In the valley, autumn fell with a sharp crack, the leaves suddenly crisp and the moon big and orange as a bloated koi.  The nights unfurled before us, and we marked them with cheap wine and missing buttons from our flannel shirts.  For a while it seemed they never ended, never would.  The brisk evening air mixed with your cigarette smoke.  We climbed mountains, forded streams, built acrid, smoky fires and fell asleep in the rustling leaves.  I twisted my fingers around yours, then, sure we would never let go.  You wrote a song you called Oktember, and even now, twenty years later, when the first crisp night of autumn comes, I hear it in my head.  Then the nights smelled like possibility, and the breezes like our lives, so full and free, when all the scars we had, we’d given ourselves.

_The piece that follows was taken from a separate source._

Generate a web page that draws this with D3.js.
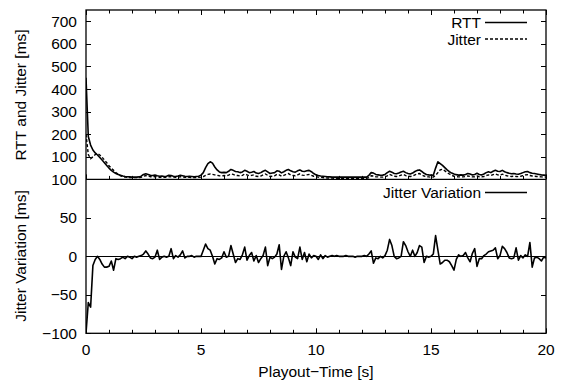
<!DOCTYPE html>
<html>
<head>
<meta charset="utf-8">
<script src="https://cdnjs.cloudflare.com/ajax/libs/d3/7.8.5/d3.min.js"></script>
<style>
  body { margin: 0; background: #fff; }
  text { font-family: "Liberation Sans", Arial, Helvetica, sans-serif; font-size: 15.5px; fill: #000; }
</style>
</head>
<body>
<svg id="plot" width="567" height="383"></svg>
<script>
// sample spacing of the trace [s], one row per second below
var step = 0.1;

// RTT [ms]
var rtt = [
  450,190,152,130,117,108,97,86,74,62,
  50,40,32,26,22,18,15,13,12,11,
  10,10,10,11,14,22,25,22,18,17,
  19,16,14,15,13,14,18,17,14,13,
  15,18,16,14,13,14,13,12,13,14,
  19,30,52,70,78,72,55,42,33,30,
  31,30,36,44,40,35,34,30,33,40,
  36,30,32,35,28,26,30,36,40,33,
  26,28,30,38,36,29,34,40,44,38,
  34,32,38,42,36,35,38,40,34,26,
  20,17,15,14,13,12,11,10,10,10,
  10,10,10,10,10,10,10,10,10,10,
  10,10,10,18,30,28,22,20,18,19,
  22,30,36,32,26,25,28,33,36,30,
  26,24,28,35,40,42,35,27,22,20,
  19,18,50,78,70,62,52,42,34,28,
  24,21,19,20,19,22,26,24,20,22,
  27,22,20,24,30,34,30,36,40,36,
  35,40,34,30,27,25,26,24,23,26,
  30,34,35,30,27,26,24,22,20,19,
  18
];

// jitter [ms]
var jitter = [
  200,110,92,100,110,115,108,98,86,74,
  60,50,40,30,22,16,12,10,9,8,
  8,8,8,8,9,14,17,15,12,11,
  13,11,9,10,9,9,12,12,10,9,
  10,12,11,9,9,9,8,8,8,9,
  10,12,18,22,24,22,20,18,16,15,
  17,16,19,24,22,18,17,15,18,24,
  20,16,18,20,14,13,15,20,24,18,
  13,14,16,22,20,14,18,22,26,20,
  17,16,20,25,19,18,20,22,18,14,
  12,10,9,8,7,6,6,6,5,5,
  5,5,5,5,5,5,5,5,5,5,
  5,5,5,8,16,15,12,11,10,10,
  12,16,22,18,14,13,15,19,22,17,
  14,13,15,20,24,26,20,15,12,11,
  10,10,18,30,42,45,38,30,24,18,
  14,12,11,11,11,13,15,13,11,12,
  15,12,11,13,17,20,17,21,24,20,
  19,23,19,16,14,13,14,13,12,14,
  17,20,21,17,15,14,13,12,11,10,
  10
];

// jitter variation [ms]
var jitterVar = [
  -100,-60,-66,-12,-4,0,-4,-10,-14,-14,
  -13,-6,-18,-3,-4,-3,-1,-3,0,-1,
  -3,0,-1,0,1,3,7,3,-2,-3,
  -1,8,-4,-1,0,-1,0,10,-3,1,
  -1,2,7,-2,0,0,1,-1,0,0,
  0,8,16,10,8,0,-10,-3,-4,-2,
  6,-1,0,14,3,-8,-3,-4,2,12,
  -5,1,5,-6,1,-8,-3,1,12,-12,
  -1,-3,-1,3,15,-17,0,6,-2,-12,
  6,-1,-3,12,-4,5,-7,3,-2,1,
  0,-4,2,-3,1,-1,0,1,0,1,
  0,0,0,1,0,0,0,-1,0,0,
  0,1,0,3,7,-9,-2,-3,0,-2,
  1,8,22,14,0,-3,-2,0,19,14,
  6,0,8,0,5,14,12,-8,0,-1,
  0,3,27,8,-10,-8,-5,-5,-7,-12,
  -18,-4,2,0,1,5,-2,-7,4,10,
  -13,-3,-3,1,3,6,7,8,11,-3,
  1,13,10,5,-2,-3,-2,11,-5,1,
  -2,2,0,18,-14,-2,-1,-3,-6,-1,
  -2
];

var xTicks = [0, 5, 10, 15, 20];
var upperTicks = [100, 200, 300, 400, 500, 600, 700];
var lowerTicks = [-100, -50, 0, 50, 100];

var svg = d3.select("#plot");
// frame edges (window.top is reserved, so use other names)
var pLeft = 86, pRight = 546, pTop = 10, pMid = 179.4, pBottom = 333.3;

var x = d3.scaleLinear().domain([0, 20]).range([pLeft, pRight]);
var yTop = d3.scaleLinear().domain([0, 750]).range([pMid, pTop]);
var yBot = d3.scaleLinear().domain([-100, 100]).range([pBottom, pMid]);

function series(vals) {
    return vals.map(function(v, i) { return {t: i * step, v: v}; });
}

// clip each panel to its frame
var defs = svg.append("defs");
defs.append("clipPath").attr("id", "clipTop").append("rect")
    .attr("x", pLeft).attr("y", pTop).attr("width", pRight - pLeft).attr("height", pMid - pTop);
defs.append("clipPath").attr("id", "clipBot").append("rect")
    .attr("x", pLeft).attr("y", pMid).attr("width", pRight - pLeft).attr("height", pBottom - pMid);

// ticks drawn inward, gnuplot style
var tickG = svg.append("g").attr("stroke", "#000").attr("stroke-width", 1);
d3.range(0, 21, 1).forEach(function(t) {
    var len = (t % 5 == 0) ? 5 : 3.5;
    var px = Math.round(x(t)) + 0.5;
    tickG.append("line").attr("x1", px).attr("x2", px).attr("y1", pTop).attr("y2", pTop + len);
    tickG.append("line").attr("x1", px).attr("x2", px).attr("y1", pMid).attr("y2", pMid - len);
    tickG.append("line").attr("x1", px).attr("x2", px).attr("y1", pBottom).attr("y2", pBottom - len);
});
upperTicks.forEach(function(v) {
    var py = Math.round(yTop(v)) + 0.5;
    tickG.append("line").attr("x1", pLeft).attr("x2", pLeft + 5).attr("y1", py).attr("y2", py);
    tickG.append("line").attr("x1", pRight).attr("x2", pRight - 5).attr("y1", py).attr("y2", py);
});
lowerTicks.forEach(function(v) {
    var py = Math.round(yBot(v)) + 0.5;
    tickG.append("line").attr("x1", pLeft).attr("x2", pLeft + 5).attr("y1", py).attr("y2", py);
    tickG.append("line").attr("x1", pRight).attr("x2", pRight - 5).attr("y1", py).attr("y2", py);
});

// zero line in the lower panel
svg.append("line")
    .attr("x1", pLeft).attr("x2", pRight)
    .attr("y1", Math.round(yBot(0)) + 0.5).attr("y2", Math.round(yBot(0)) + 0.5)
    .attr("stroke", "#000").attr("stroke-width", 1);

// tick labels
var fmt = function(v) { return v < 0 ? "\u2212" + Math.abs(v) : String(v); };
svg.append("g").selectAll("text").data(upperTicks).enter().append("text")
    .attr("x", 77).attr("y", function(d) { return yTop(d) + 5.5; })
    .attr("text-anchor", "end").text(fmt);
svg.append("g").selectAll("text").data(lowerTicks).enter().append("text")
    .attr("x", 77).attr("y", function(d) { return yBot(d) + 5.5; })
    .attr("text-anchor", "end").text(fmt);
svg.append("g").selectAll("text").data(xTicks).enter().append("text")
    .attr("x", function(d) { return x(d); }).attr("y", 355)
    .attr("text-anchor", "middle").text(fmt);

// axis titles
svg.append("text").attr("transform", "translate(26,95) rotate(-90)")
    .attr("text-anchor", "middle").text("RTT and Jitter [ms]");
svg.append("text").attr("transform", "translate(26,256) rotate(-90)")
    .attr("text-anchor", "middle").text("Jitter Variation [ms]");
svg.append("text").attr("x", 316).attr("y", 377)
    .attr("text-anchor", "middle").text("Playout\u2212Time [s]");

// data lines
var lineTop = d3.line().x(function(d) { return x(d.t); }).y(function(d) { return yTop(d.v); });
var lineBot = d3.line().x(function(d) { return x(d.t); }).y(function(d) { return yBot(d.v); });

svg.append("path").datum(series(jitter))
    .attr("clip-path", "url(#clipTop)")
    .attr("d", lineTop).attr("fill", "none")
    .attr("stroke", "#000").attr("stroke-width", 1.4)
    .attr("stroke-dasharray", "3,2");
svg.append("path").datum(series(rtt))
    .attr("clip-path", "url(#clipTop)")
    .attr("d", lineTop).attr("fill", "none")
    .attr("stroke", "#000").attr("stroke-width", 1.6)
    .attr("stroke-linejoin", "round");
svg.append("path").datum(series(jitterVar))
    .attr("clip-path", "url(#clipBot)")
    .attr("d", lineBot).attr("fill", "none")
    .attr("stroke", "#000").attr("stroke-width", 1.6)
    .attr("stroke-linejoin", "round");

// legends
var legend = [
    {label: "RTT", y: 22.5, ty: 28, dash: null},
    {label: "Jitter", y: 39, ty: 44.5, dash: "3,2"},
    {label: "Jitter Variation", y: 192.5, ty: 198, dash: null}
];
legend.forEach(function(d) {
    svg.append("text").attr("x", 481).attr("y", d.ty)
        .attr("text-anchor", "end").text(d.label);
    svg.append("line").attr("x1", 485).attr("x2", 527)
        .attr("y1", d.y).attr("y2", d.y)
        .attr("stroke", "#000").attr("stroke-width", 1.6)
        .attr("stroke-dasharray", d.dash);
});

// frames
svg.append("rect").attr("x", pLeft).attr("y", pTop)
    .attr("width", pRight - pLeft).attr("height", pBottom - pTop)
    .attr("fill", "none").attr("stroke", "#000").attr("stroke-width", 1.3);
svg.append("line").attr("x1", pLeft).attr("x2", pRight)
    .attr("y1", pMid).attr("y2", pMid)
    .attr("stroke", "#000").attr("stroke-width", 1.3);
</script>
</body>
</html>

Odetta – House of the Rising Sun

***

Mo Mhuirnín,

Ten years ago this month, I said goodbye to you. The clouds stole your shadow when you got into the cab, so the last thing I saw of you then was almost a ghost-image, a flash of your keychain before the clouds quenched their dull glint from the light of the moon.  In the morning, the snow had covered your tracks, a fresh layer atop the hard-packed, grey ice we had walked on the day before.  You had lost a glove, and I walked the path we’d taken to the grocery store, thinking I might find it.  A doll’s shoe, a handful of bottle caps, an unlikely sock and the evidence of neighborhood dogs, but no glove.  I thought of holding your fingers, of breathing on them to keep them warm, of how you tasted somehow of salt air and beaches even in the cutting autumn wind.  When I got home, I washed your coffee cup, and for a long minute I had no idea where to put it when it was dry.

Ten years later, you came south to see me, and I don’t know why.  Your eyes looked the same, a shocking sea color under your shock of black hair.  I hadn’t spoken to you in ten years, but my skin answered yours when you took my hand, and time broke over me suddenly, a cruel wave that left me breathless and afraid.  Under friendly conversations about years passed and places lived, something huge and dark threatened to pull me under towards black expanse, to crush me under the weight of salt waves, to bear down on my lungs ’til there was no possible way to move, or live.  I could imagine us as if from high above, two small bodies lightly touching, a thin millimeter of skin between us and a thinner sliver of warmth adrift in a heaving grey sky.  When you  used to touch me, my skin would burn with the fever of you, and I felt your fingers so keenly I imagined they could cut.  You’ve touched me now, again, but the warm salt air is gone.  I saw it in your eyes for a long moment before I moved my hand away, pulled my coffee cup closer, and fought away a storm of seasickness.  Autumn falls hard this year as I say goodbye again, with no idea why you came back for a long afternoon, and no idea when the air will stop smelling of death and the weight of impossible things.